Our crew-cab 4×4 test truck with a six-speed automatic transmission averaged 14.8 mpg in a combination of city and highway driving over a week. On highway alone it was easy to achieve 17-19 mpg which is fantastic for a vehicle of this size. And the power is immediate. Ford’s high tech dual scroll turbocharger has no discernable lag, shoving boost up the moment you put your foot down. That translates to strong acceleration that yes, will fry those tires clean off.
It does have two major departures from previous diesels. One, it does not smoke. Period. A variety of after treatment systems including a particulate trap and a urea based injection system make this thing blow as clean as any gas powered truck. And believe me, we stepped on it hard many times trying to get that familiar cloud of smoke. Nothing doing.
The second thing is the quiet and smooth nature of Ford’s new engine. Obviously a healthy dose of sound deadening is at work to keep the cabin and even the outdoor of this truck whisper quiet. When you fire this thing up, it springs to life with little clatter or drama. Much of this is also due in part to the new fuel injection system that forgoes the old fashioned injector pump which is much of noise a diesel engine can make.
The six-speed automatic transmission is the only choice these days, no manual is offered. That is just fine however as this auto-box does its job very well and has a number of modes to keep truck driver’s happy. It has a tow haul mode which changes the shift points for better power under load. There is also a manual mode with a thumb switch on the shift lever to allow completely manual shifting. The transmission shifts tight as you would expect in a heavy duty truck, but never jarringly.
On the road the suspension feels tight and stiff while also offering good road isolation to the passenger compartment. Ours had the large optional 20” wheels and tires which provided additional road holding feel. Steering is tight and direct and the chassis feels solid as a rock. Braking effort was a bit higher than we expected, but should be expected in a vehicle weighing in at 6000 plus lbs.
Inside of course was a great place to be. The King Ranch features a beautiful interior with Adobe leather seating, two tone trim, embroidered logos, and all the gadgets. For 2011, the instrument cluster has Ford’s new information screen which can display any number of things at your choosing. For us it was fun to watch the animated fuel economy bar which goes as high as 30 mpg on coast and as low as 5-6 mpg on full acceleration.
It is hush quiet inside of course and there are lots of storage compartments. The center console alone has a large cavern big enough for a lap top, a six-pack of soda and a gallon of milk. There were four cup holders in front as well as more for the rear. A nice feature were map pockets in the center console as well as in the doors.

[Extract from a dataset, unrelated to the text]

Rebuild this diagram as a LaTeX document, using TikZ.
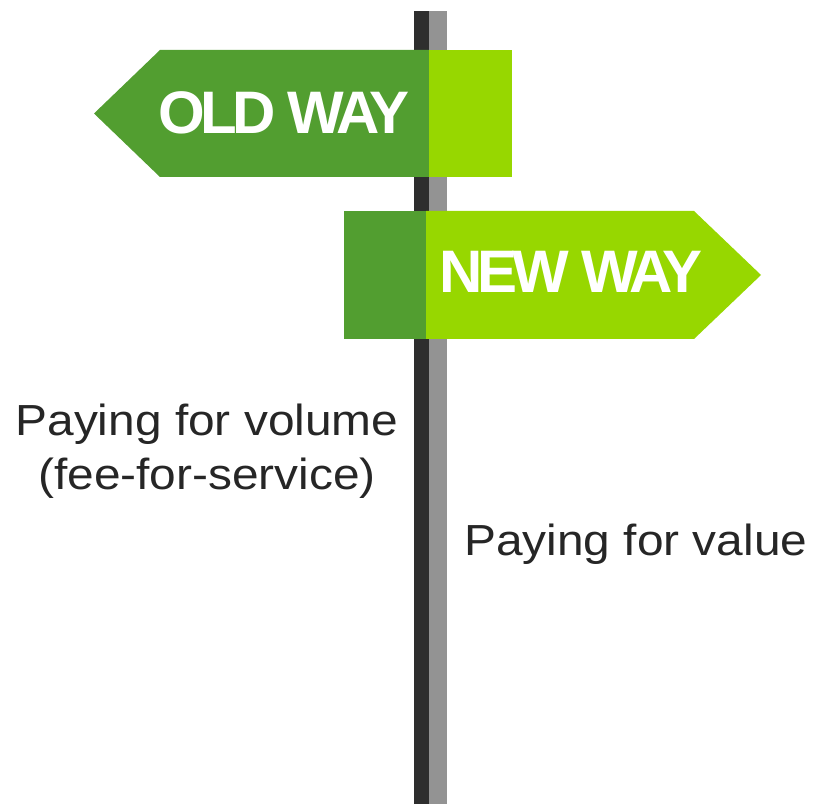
\documentclass[tikz,border=0pt]{standalone}
\usepackage{fontspec}
\setmainfont{Liberation Sans}
\newfontfamily\signfont[LetterSpace=-8]{Liberation Sans Bold}
\newcommand\stretchtxt[1]{\scalebox{1.1}[1]{#1}}
\definecolor{postdark}{HTML}{2E2E2E}
\definecolor{postlight}{HTML}{939393}
\definecolor{greendark}{HTML}{529E30}
\definecolor{greenlight}{HTML}{97D700}
\definecolor{textgray}{HTML}{262626}
\tikzset{
  signtext/.style={text=white, font=\signfont\fontsize{60}{60}\selectfont, inner sep=0pt, anchor=base},
  bodytext/.style={text=textgray, font=\fontsize{43.5}{52}\selectfont, inner sep=0pt},
}
\begin{document}
\begin{tikzpicture}[x=1pt,y=1pt]
  \useasboundingbox (0,0) rectangle (813,804);
  % post
  \fill[postdark]  (414,0) rectangle (429,793);
  \fill[postlight] (429,0) rectangle (447,793);
  % upper sign, pointing left
  \fill[greendark] (94,690.5) -- (160,754) -- (429,754) -- (429,627) -- (160,627) -- cycle;
  \fill[greenlight] (429,627) rectangle (512,754);
  \node[signtext] (old) at (284,670) {OLD WAY};
  % lower sign, pointing right
  \fill[greendark] (344,465) rectangle (426,593);
  \fill[greenlight] (426,465) -- (694,465) -- (761,529) -- (694,593) -- (426,593) -- cycle;
  \node[signtext] (new) at (571,511) {NEW WAY};
  % captions
  \node[bodytext, anchor=base] (vol1) at (207,369) {\stretchtxt{Paying for volume}};
  \node[bodytext, anchor=base] (vol2) at (207,315) {\stretchtxt{(fee-for-service)}};
  \node[bodytext, anchor=base west] (val) at (464,249) {\stretchtxt{Paying for value}};
\end{tikzpicture}
\end{document}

Ours had the full tilt navigation system with HD radio, Satellite radio, jukebox, and rear view camera. The latter is a great thing to have backing up the 247” long truck in a tight Walgreen’s parking lot. While I learned to drive in an equally large pick-up without such niceties, it was a welcome reassurance you weren’t backing over a Snowbird from Minnesota getting into their Buick.
Towing is of course the main reason most buyers seek out this truck. And for 2011, Ford doesn’t let them down. With the right set of options the F-350 Super Duty diesel can tow up to 16,000 lbs of conventional trailer and a 24,400 fifth-wheel. Wow. The integrated trailer braking system with in-dash squeeze switch is also a big help.
While Ford has continued to build on the same formula that have made their heavy duty diesel trucks top sellers since the 1980’s, there is no question this is not my parent’s pick-up. New design and technology have made the new Ford Super Duty a quieter, smoother, more powerful and more efficient place to be while retaining all the same traits that made the original the top choice of the Ford truck stable.